The bureau central had accumulated through its agents (notably ex-captain Georges Grisel, who was initiated into Babeuf’s society) evidence of a conspiracy (later called the “Conspiracy of Equals”) for an armed uprising fixed for Floréal 22, year IV (11 May 1796), in which involved Jacobins and socialists.

The Directory thought it time to react. On 10 May Babeuf, who had taken the pseudonym Tissot, was arrested.

Many of his associates were gathered by the police on order from Lazare Carnot: among them were Augustin Alexandre Darthé and Philippe Buonarroti, the ex-members of the National Convention, Robert Lindet, Jean-Pierre-André Amar, Marc-Guillaume Alexis Vadier and Jean-Baptiste Drouet, famous as the postmaster of Sainte-Menehould who had arrested Louis XVI during the latter’s Flight to Varennes, and now a member of the Directory’s Council of Five Hundred.

The government crackdown was extremely successful. The last issue of the Tribun appeared on 24 April, although Lebois in the Ami du peuple tried to incite the soldiers to revolt, and for a while there were rumours of a military uprising.

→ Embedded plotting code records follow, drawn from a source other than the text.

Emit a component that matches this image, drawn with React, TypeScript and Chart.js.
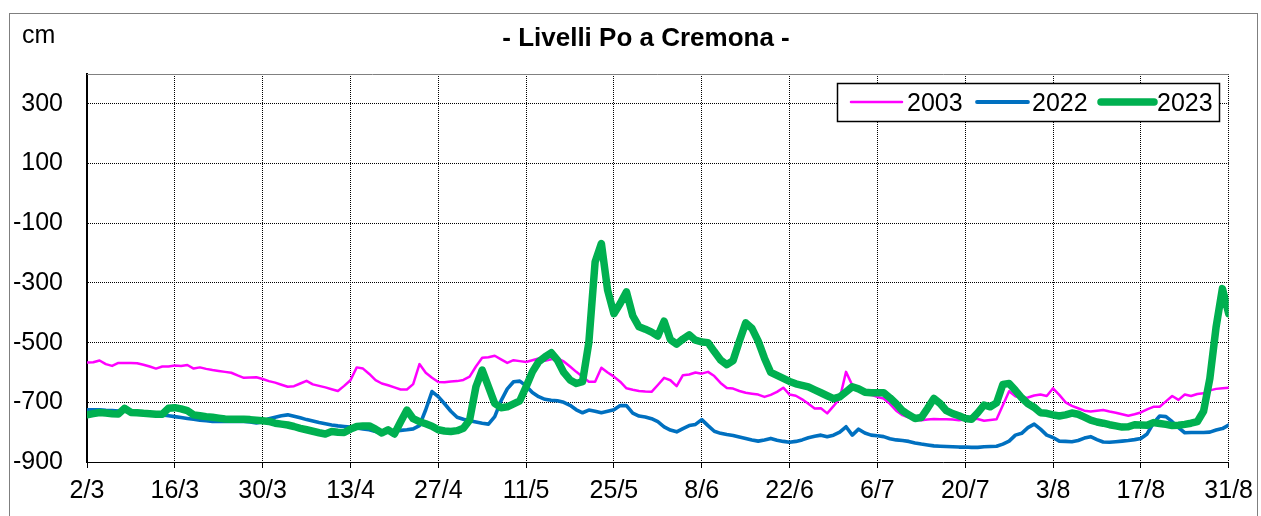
import React, { useEffect, useRef } from 'react';
import { Chart, registerables } from 'chart.js';

Chart.register(...registerables);

const tickDays = [0, 14, 28, 42, 56, 70, 84, 98, 112, 126, 140, 154, 168, 182];
const tickLabels = ['2/3', '16/3', '30/3', '13/4', '27/4', '11/5', '25/5', '8/6', '22/6', '6/7', '20/7', '3/8', '17/8', '31/8'];
const yTicks = [-900, -700, -500, -300, -100, 100, 300];
const seriesNames = ['2003', '2022', '2023'];
const seriesColors = ['#FF00FF', '#0070C0', '#00B050'];

const level2003 = [
  -567, -566, -560, -572, -578, -568, -568, -568, -569, -574,
  -580, -587, -580, -580, -577, -578, -575, -587, -583, -588,
  -592, -595, -598, -601, -610, -618, -617, -616, -622, -629,
  -634, -641, -648, -646, -637, -628, -640, -645, -650, -656,
  -662, -645, -626, -583, -587, -605, -626, -637, -643, -650,
  -657, -657, -639, -572, -601, -618, -632, -633, -630, -629,
  -625, -614, -580, -551, -549, -544, -556, -568, -559, -562,
  -565, -559, -553, -561, -556, -553, -563, -580, -598, -614,
  -631, -631, -584, -600, -614, -631, -653, -658, -662, -664,
  -665, -642, -618, -626, -646, -609, -607, -600, -604, -598,
  -612, -635, -652, -654, -662, -668, -671, -674, -682, -675,
  -665, -651, -674, -678, -690, -705, -721, -720, -737, -713,
  -687, -598, -643, -655, -667, -675, -682, -687, -705, -728,
  -743, -751, -757, -760, -758, -756, -757, -757, -758, -760,
  -758, -756, -756, -762, -759, -757, -710, -663, -680, -687,
  -684, -677, -674, -679, -653, -675, -700, -712, -720, -728,
  -731, -728, -726, -731, -735, -740, -745, -740, -734, -724,
  -715, -715, -697, -679, -692, -674, -679, -672, -670, -660,
  -655, -653, -651,
];

const level2022 = [
  -725, -725, -725, -727, -728, -729, -730, -732, -735, -737,
  -739, -741, -742, -745, -748, -751, -754, -757, -760, -762,
  -764, -764, -764, -764, -764, -764, -766, -769, -765, -755,
  -750, -745, -742, -747, -752, -758, -763, -768, -772, -776,
  -779, -781, -783, -786, -789, -792, -798, -803, -800, -796,
  -794, -792, -789, -778, -725, -664, -681, -705, -730, -750,
  -757, -762, -766, -770, -773, -748, -695, -655, -631, -629,
  -645, -667, -681, -690, -693, -695, -700, -710, -725, -735,
  -726, -730, -735, -730, -725, -711, -711, -736, -746, -749,
  -755, -765, -782, -793, -799, -788, -778, -774, -758, -778,
  -797, -804, -808, -811, -816, -821, -826, -830, -826, -821,
  -827, -831, -834, -831, -826, -819, -814, -810, -815, -810,
  -800, -782, -810, -790, -803, -810, -812, -815, -822, -826,
  -828, -831, -836, -840, -843, -846, -847, -848, -849, -850,
  -850, -851, -851, -849, -848, -847, -840, -830, -810, -804,
  -785, -773, -790, -810, -818, -830, -831, -832, -828, -820,
  -815, -825, -833, -834, -832, -830, -828, -825, -821, -806,
  -770, -746, -748, -765, -785, -802, -801, -801, -801, -800,
  -793, -788, -776,
];

const level2023 = [
  -742, -738, -734, -736, -738, -739, -720, -734, -735, -737,
  -738, -740, -740, -720, -718, -722, -728, -742, -745, -748,
  -750, -753, -756, -757, -757, -757, -758, -760, -762, -764,
  -770, -773, -776, -781, -787, -792, -797, -802, -806, -798,
  -800, -801, -790, -781, -779, -779, -790, -803, -792, -806,
  -765, -726, -755, -765, -772, -780, -792, -796, -798, -795,
  -787, -759, -648, -592, -648, -704, -718, -715, -705, -695,
  -648, -598, -564, -548, -534, -559, -600, -625, -637, -631,
  -500, -230, -168, -325, -403, -369, -330, -410, -447, -455,
  -465, -478, -428, -490, -505, -488, -474, -492, -498, -500,
  -530, -558, -574, -560, -495, -434, -452, -495, -552, -600,
  -610, -620, -630, -638, -643, -648, -658, -668, -678, -688,
  -682, -665, -648, -655, -666, -668, -668, -668, -685, -705,
  -728, -742, -754, -751, -720, -687, -704, -728, -738, -745,
  -754, -757, -735, -709, -715, -702, -640, -637, -660, -685,
  -705, -717, -735, -737, -742, -746, -742, -736, -740, -750,
  -760, -766, -770, -775, -779, -783, -782, -775, -776, -777,
  -768, -771, -774, -778, -777, -774, -770, -765, -730, -620,
  -447, -319, -403,
];

const FONT = '"Liberation Sans", Arial, Helvetica, sans-serif';

export default function App() {
  const ref = useRef<HTMLCanvasElement | null>(null);

  useEffect(() => {
    if (!ref.current) return;
    const toPts = (arr: number[]) => arr.map((v, i) => ({ x: i, y: v }));
    const widths = [2.5, 3.6, 7.5];
    const legendWidths = [2.5, 3.8, 7.5];

    const deco = {
      id: 'deco',
      beforeDraw(chart: any) {
        const ctx = chart.ctx;
        ctx.save();
        ctx.fillStyle = '#ffffff';
        ctx.fillRect(0, 0, chart.width, chart.height);
        ctx.strokeStyle = '#7f7f7f';
        ctx.lineWidth = 1;
        ctx.strokeRect(9.5, 13.5, 1248, 600);
        ctx.restore();
      },
      beforeDatasetsDraw(chart: any) {
        const ctx = chart.ctx;
        const a = chart.chartArea;
        ctx.save();
        ctx.strokeStyle = '#808080';
        ctx.lineWidth = 1;
        ctx.beginPath();
        ctx.moveTo(a.left, Math.round(a.top) + 0.5);
        ctx.lineTo(a.right, Math.round(a.top) + 0.5);
        ctx.stroke();
        ctx.restore();
      },
      afterDraw(chart: any) {
        const ctx = chart.ctx;
        ctx.save();
        ctx.fillStyle = '#000';
        ctx.textBaseline = 'alphabetic';
        ctx.font = `bold 26px ${FONT}`;
        ctx.textAlign = 'center';
        ctx.fillText('- Livelli Po a Cremona -', 646, 46);
        ctx.font = `25px ${FONT}`;
        ctx.textAlign = 'left';
        ctx.fillText('cm', 22, 43);

        // legend
        ctx.fillStyle = '#fff';
        ctx.fillRect(837, 83, 383, 39);
        ctx.strokeStyle = '#000';
        ctx.lineWidth = 1.5;
        ctx.strokeRect(837.5, 83.5, 382, 38);
        const lineX = [[851, 902], [977, 1028], [1101, 1154]];
        const textX = [907, 1032, 1157];
        for (let k = 0; k < 3; k++) {
          ctx.strokeStyle = seriesColors[k];
          ctx.lineWidth = legendWidths[k];
          ctx.lineCap = 'round';
          ctx.beginPath();
          ctx.moveTo(lineX[k][0], 102);
          ctx.lineTo(lineX[k][1], 102);
          ctx.stroke();
          ctx.fillStyle = '#000';
          ctx.font = `25px ${FONT}`;
          ctx.textAlign = 'left';
          ctx.fillText(seriesNames[k], textX[k], 111);
        }
        ctx.restore();
      },
    };

    const series = [level2003, level2022, level2023];
    const orders = [1, 2, 0];

    const chart = new Chart(ref.current, {
      type: 'line',
      data: {
        datasets: series.map((s, k) => ({
          label: seriesNames[k],
          data: toPts(s),
          borderColor: seriesColors[k],
          backgroundColor: seriesColors[k],
          borderWidth: widths[k],
          pointRadius: 0,
          tension: 0,
          fill: false,
          borderJoinStyle: 'round' as const,
          borderCapStyle: 'round' as const,
          order: orders[k],
        })),
      },
      options: {
        responsive: false,
        animation: false,
        events: [],
        layout: { padding: { top: 74, right: 28, left: 0, bottom: 0 } },
        plugins: {
          legend: { display: false },
          title: { display: false },
          tooltip: { enabled: false },
        },
        scales: {
          x: {
            type: 'linear',
            min: 0,
            max: 182,
            afterBuildTicks: (s: any) => {
              s.ticks = tickDays.map((v) => ({ value: v }));
            },
            afterFit: (s: any) => {
              s.height = 54;
            },
            ticks: {
              autoSkip: false,
              maxRotation: 0,
              minRotation: 0,
              padding: 8,
              color: '#000',
              font: { family: FONT, size: 25 },
              callback: (_v: any, idx: number) => tickLabels[idx],
            },
            grid: {
              color: '#000',
              lineWidth: 1,
              drawTicks: true,
              tickLength: 6,
              tickColor: '#000',
              tickBorderDash: [],
              borderDash: [1, 1],
            } as any,
            border: { display: true, color: '#000', width: 1, dash: [1, 1] },
          },
          y: {
            type: 'linear',
            min: -900,
            max: 400,
            afterBuildTicks: (s: any) => {
              s.ticks = yTicks.map((v) => ({ value: v }));
            },
            afterFit: (s: any) => {
              s.width = 87;
            },
            ticks: {
              padding: 24,
              color: '#000',
              font: { family: FONT, size: 25 },
              callback: (v: any) => String(v),
            },
            grid: {
              color: '#000',
              lineWidth: 1,
              drawTicks: false,
              borderDash: [1, 1],
            } as any,
            border: { display: true, color: '#000', width: 2, dash: [1, 1] },
          },
        },
      },
      plugins: [deco],
    } as any);

    return () => chart.destroy();
  }, []);

  return (
    <div style={{ position: 'fixed', left: 0, top: 0, width: 1261, height: 516, background: '#fff' }}>
      <canvas ref={ref} width={1261} height={516} style={{ display: 'block' }} />
    </div>
  );
}
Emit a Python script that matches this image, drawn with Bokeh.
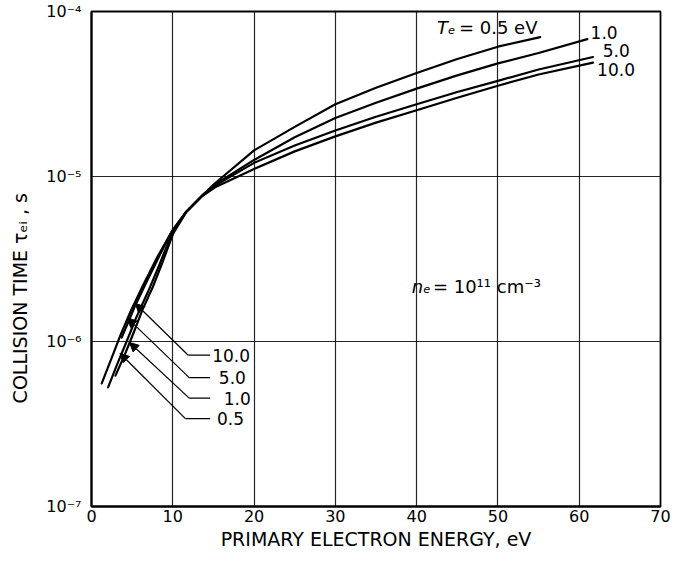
import math
from bokeh.plotting import figure
from bokeh.models import Label, Arrow, NormalHead, FixedTicker, Range1d, ColumnDataSource
from bokeh.core.properties import value
from bokeh.embed import file_html
from bokeh.resources import INLINE

FONT = "DejaVu Sans"

# ---------------- data ----------------
te_values = ["0.5", "1.0", "5.0", "10.0"]

energy_05 = [2.04, 3.18, 4.36, 5.54, 6.95, 8.37, 9.90, 11.67, 13.55, 15.2, 20, 25, 30, 35, 40, 45, 50, 55.2]
tau_05 = [5.27e-7, 7.31e-7, 1.01e-6, 1.41e-6, 2.00e-6, 2.93e-6, 4.54e-6, 6.12e-6, 7.62e-6, 9.1e-6,
          1.44e-5, 2.0e-5, 2.74e-5, 3.45e-5, 4.24e-5, 5.15e-5, 6.12e-5, 7.0e-5]

energy_10 = [2.95, 4.12, 5.18, 6.25, 7.54, 8.72, 10.02, 11.67, 13.55, 15.2, 20, 25, 30, 35, 40, 45, 50, 55, 61]
tau_10 = [6.21e-7, 8.38e-7, 1.13e-6, 1.55e-6, 2.14e-6, 3.01e-6, 4.48e-6, 6.1e-6, 7.6e-6, 8.95e-6,
          1.26e-5, 1.73e-5, 2.26e-5, 2.8e-5, 3.41e-5, 4.1e-5, 4.85e-5, 5.6e-5, 6.8e-5]

energy_50 = [1.26, 2.47, 3.65, 4.83, 6.36, 8.13, 9.90, 11.67, 13.55, 15.2, 20, 25, 30, 35, 40, 45, 50, 55, 61.7]
tau_50 = [5.57e-7, 7.93e-7, 1.12e-6, 1.53e-6, 2.20e-6, 3.27e-6, 4.66e-6, 6.14e-6, 7.6e-6, 8.8e-6,
          1.21e-5, 1.54e-5, 1.90e-5, 2.3e-5, 2.74e-5, 3.25e-5, 3.80e-5, 4.45e-5, 5.3e-5]

energy_100 = [3.71, 4.63, 5.40, 6.78, 8.37, 9.90, 11.67, 13.55, 15.2, 20, 25, 30, 35, 40, 45, 50, 55, 61.7]
tau_100 = [1.057e-6, 1.35e-6, 1.66e-6, 2.30e-6, 3.32e-6, 4.66e-6, 6.12e-6, 7.55e-6, 8.6e-6,
           1.11e-5, 1.42e-5, 1.75e-5, 2.12e-5, 2.52e-5, 3.0e-5, 3.55e-5, 4.15e-5, 4.9e-5]

x_ticks = [0, 10, 20, 30, 40, 50, 60, 70]
y_ticks = [1e-7, 1e-6, 1e-5, 1e-4]
y_tick_labels = ["10\u207b\u2077", "10\u207b\u2076", "10\u207b\u2075", "10\u207b\u2074"]

# leader-line annotations for the low-energy end (label, tip, elbow, end of horizontal)
lead_text = ["10.0", "5.0", "1.0", "0.5"]
lead_tip_x = [5.39, 4.40, 4.68, 3.50]
lead_tip_y = [1.70e-6, 1.39e-6, 9.86e-7, 8.49e-7]
lead_elb_x = [11.90, 12.02, 12.02, 11.55]
lead_elb_y = [8.26e-7, 6.04e-7, 4.54e-7, 3.41e-7]
lead_end_x = [14.6, 14.6, 14.6, 14.6]
lead_lab_x = [14.85, 15.67, 16.26, 15.44]

# end-of-curve labels at upper right
end_text = ["1.0", "5.0", "10.0"]
end_x = [61.4, 62.9, 62.2]
end_y = [7.41e-5, 5.80e-5, 4.48e-5]

# ---------------- figure ----------------
p = figure(width=671, height=552, x_range=Range1d(0, 70), y_range=Range1d(1e-7, 1e-4),
           y_axis_type="log", output_backend="svg", toolbar_location=None,
           min_border_left=91, min_border_right=11, min_border_top=11, min_border_bottom=10)
p.background_fill_color = "white"
p.border_fill_color = "white"
p.outline_line_color = "black"
p.outline_line_width = 1.8

# axes
p.xaxis.ticker = FixedTicker(ticks=x_ticks, minor_ticks=[])
p.yaxis.ticker = FixedTicker(ticks=y_ticks, minor_ticks=[])
p.yaxis.major_label_overrides = {t: l for t, l in zip(y_ticks, y_tick_labels)}
for ax in (p.xaxis, p.yaxis):
    ax.axis_line_color = "black"
    ax.axis_line_width = 2
    ax.major_tick_out = 0
    ax.major_tick_in = 0
    ax.minor_tick_out = 0
    ax.minor_tick_in = 0
    ax.major_label_text_font = FONT
    ax.major_label_text_font_size = "16px"
    ax.major_label_text_color = "black"
    ax.axis_label_text_font = FONT
    ax.axis_label_text_font_size = "19px"
    ax.axis_label_text_font_style = "normal"
    ax.axis_label_text_color = "black"
p.xaxis.major_label_standoff = 3
p.yaxis.major_label_standoff = 10
p.xaxis.axis_label = "PRIMARY ELECTRON ENERGY, eV"
p.xaxis.axis_label_standoff = 3
# y title: trailing no-break spaces shift the visible text downward, as in the original
p.yaxis.axis_label = "COLLISION TIME \u03c4\u2091\u1d62 , s" + "\u00a0" * 13
p.yaxis.axis_label_standoff = 12

# grid
p.xgrid.ticker = FixedTicker(ticks=x_ticks[1:-1])
p.ygrid.ticker = FixedTicker(ticks=y_ticks[1:-1])
for g in (p.xgrid, p.ygrid):
    g.grid_line_color = "black"
    g.grid_line_width = 1.2
    g.grid_line_alpha = 0.85

# curves
for ex, tau in ((energy_05, tau_05), (energy_10, tau_10), (energy_50, tau_50), (energy_100, tau_100)):
    p.line(ex, tau, line_color="black", line_width=2.2, line_join="round", line_cap="round")

# leader lines with arrowheads
for i in range(len(lead_text)):
    p.add_layout(Arrow(end=NormalHead(size=9, fill_color="black", line_color="black"),
                       x_start=lead_elb_x[i], y_start=lead_elb_y[i],
                       x_end=lead_tip_x[i], y_end=lead_tip_y[i],
                       line_color="black", line_width=1.2))
p.segment(x0=lead_elb_x, y0=lead_elb_y, x1=lead_end_x, y1=lead_elb_y, line_color="black", line_width=1.2)

src_lead = ColumnDataSource(dict(x=lead_lab_x, y=lead_elb_y, t=lead_text))
p.text(x="x", y="y", text="t", source=src_lead, text_font=value(FONT), text_font_size="17px",
       text_align="left", text_baseline="middle", text_color="black")

src_end = ColumnDataSource(dict(x=end_x, y=end_y, t=end_text))
p.text(x="x", y="y", text="t", source=src_end, text_font=value(FONT), text_font_size="17px",
       text_align="left", text_baseline="middle", text_color="black")

# T_e label
p.add_layout(Label(x=42.5, y=8.0e-5, text="T\u2091", text_font=FONT, text_font_size="18px",
                   text_font_style="italic", text_baseline="middle", text_color="black"))
p.add_layout(Label(x=45.2, y=8.0e-5, text="= 0.5 eV", text_font=FONT, text_font_size="18px",
                   text_baseline="middle", text_color="black"))

# n_e label
p.add_layout(Label(x=39.4, y=2.14e-6, text="n\u2091", text_font=FONT, text_font_size="18px",
                   text_font_style="italic", text_baseline="middle", text_color="black"))
p.add_layout(Label(x=42.0, y=2.14e-6, text="= 10\u00b9\u00b9 cm\u207b\u00b3", text_font=FONT,
                   text_font_size="18px", text_baseline="middle", text_color="black"))

open("out.html", "w").write(file_html(p, INLINE))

Babeuf and his accomplices were to be tried at the newly created high court at Vendôme. When the prisoners were removed from Paris on Fructidor 10 and 11 (27 August and 28 August 1796), there were tentative efforts at a riot hoping to rescue the prisoners, but these were easily suppressed. On 7 September 1796, 500 or 600 Jacobins tried to rouse the soldiers at Grenelle but also failed.

The trial was at Vendôme from 20 February 1797 for two months. Although more important people were involved in the conspiracy, the government depicted Babeuf as the leader.

His own vanity played into their hands. On Prairial 7 (26 May 1797) Babeuf and Darthé were condemned to death; some of the prisoners, including Buonarroti, were deported; the rest, including Vadier and his fellow-conventionals, were acquitted. Drouet managed to escape, according to Paul Barras, with the connivance of the Directory.

Babeuf and Darthé were guillotined the next day at Vendôme, Prairial 8 (27 May 1797), without appeal.

Babeuf’s body was transported and buried in a mass grave in the Vendôme’s old cemetery of the Grand Faubourg, in Loir-et-Cher.